Yaz sıcağındaki bir Ramazan günüymüş. Derviş Ahmet de, oruçlu ve tekkenin duvarını bu sıcakta tamir etmesi gerek. Çaresiz, çalışmış saatlerce. Tam öğle güneşinde takatı kesilip bayılacak gibi olunca, yandaki kovanın içindeki soğuk suya bardağını daldırıp afiyetle içmiş. O anda bir ses: “Ne yaptın be erenler, Ramazan ayındayız!” Derviş Ahmet, yüreğindeki yangını soğuk su ile söndürmüş olmanın zevki ile cevaplamış: “Evet erenler, Ramazandayız biliyorum. Fakat, bu mübarek her sene gelir nasıl olsa. Lakin Derviş Ahmet ise ancak bir kere!”

HARABİ: RAMAZAN AYININ ABARTILARINA TEPKİ

Ama bugün olduğu gibi, Ramazan’daki aşırılıkları ve sahtekarlıkları eleştirenler de varmış o eski zamanlarda da. Bektaşi Babası Edip Harabi de, 1910’ların İstanbul’undaki Ramazan aylarının çok yakın ve eleştirel bir portresini verir bize aşağıdaki şiiriyle.
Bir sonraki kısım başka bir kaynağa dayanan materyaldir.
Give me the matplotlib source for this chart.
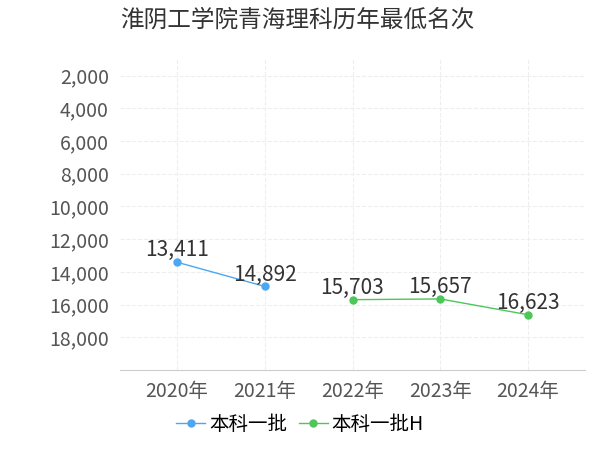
import matplotlib.pyplot as plt

plt.rcParams['font.family'] = ['Noto Sans CJK SC', 'DejaVu Sans']

years = ['2020年', '2021年', '2022年', '2023年', '2024年']
batch1_x = [0, 1]
batch1_vals = [13411, 14892]
batchH_x = [2, 3, 4]
batchH_vals = [15703, 15657, 16623]
yticks = [2000, 4000, 6000, 8000, 10000, 12000, 14000, 16000, 18000]

fig = plt.figure(figsize=(6, 4.5), dpi=100)
ax = fig.add_axes([0.2, 0.178, 0.775, 0.69])

ax.plot(batch1_x, batch1_vals, color='#4da6f0', marker='o', markersize=5, lw=1, label='本科一批')
ax.plot(batchH_x, batchH_vals, color='#4dc65a', marker='o', markersize=5, lw=1, label='本科一批H')
for x, v in zip(batch1_x + batchH_x, batch1_vals + batchH_vals):
    ax.text(x, v - 50, f'{v:,}', ha='center', va='bottom', fontsize=15, color='#333333')

ax.set_xlim(-0.65, 4.65)
ax.set_ylim(20000, 1000)
ax.set_xticks(range(len(years)))
ax.set_xticklabels(years)
ax.set_yticks(yticks)
ax.set_yticklabels([f'{t:,}' for t in yticks])
ax.tick_params(labelsize=14, colors='#555555', length=0, pad=8)
ax.grid(True, color='#eeeeee', ls='--', lw=0.8)
for s in ['top', 'right', 'left']:
    ax.spines[s].set_visible(False)
ax.spines['bottom'].set_color('#cccccc')

fig.text(0.2, 0.955, '淮阴工学院青海理科历年最低名次', fontsize=17, color='#333333', va='center')
fig.legend(loc='lower center', bbox_to_anchor=(0.5, -0.005), ncol=2, frameon=False,
           fontsize=14, handlelength=1.5, handletextpad=0.2, columnspacing=0.6)

fig.savefig('out.png')
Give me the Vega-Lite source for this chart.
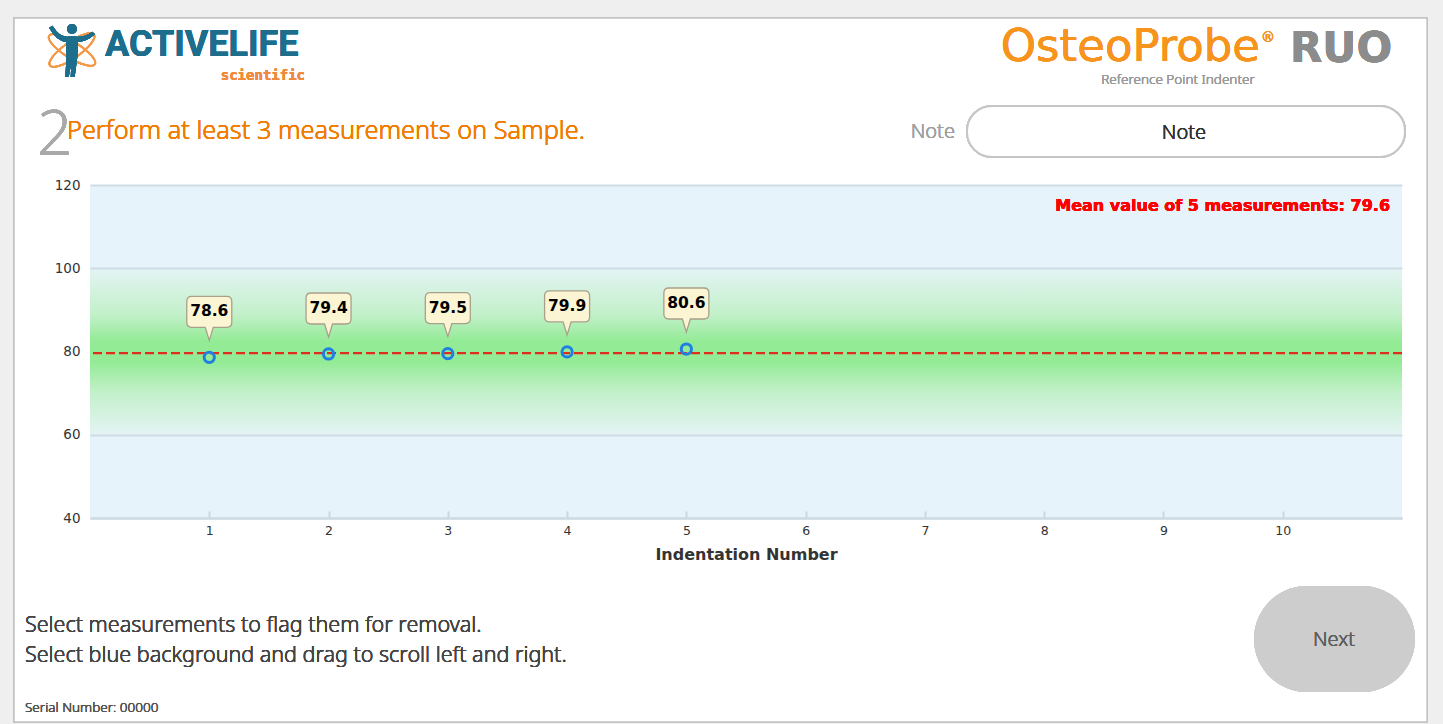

Ne dersiniz bir bakıma 2023 İstanbul’unu hatırlatmıyor mu Harabi Baba’nın gözlemleri?

Almış sazını eline, bakalım ne soylamış Edip Harabi üstadımız:

“Oruç ayı değil şehr-i ramazan,/Dürlü dürlü yemek yemek ayıdır

İbadet etmeye olmuyor imkan,/Zira bir eğlenmek gülmek ayıdır.

Bu ayda gör nefse edilen hizmet,/Başka ayda böyle edilmez gayret

Her dürlü yiyeceğe olunur rağbet,/Kaymaklı baklava börek ayıdır.”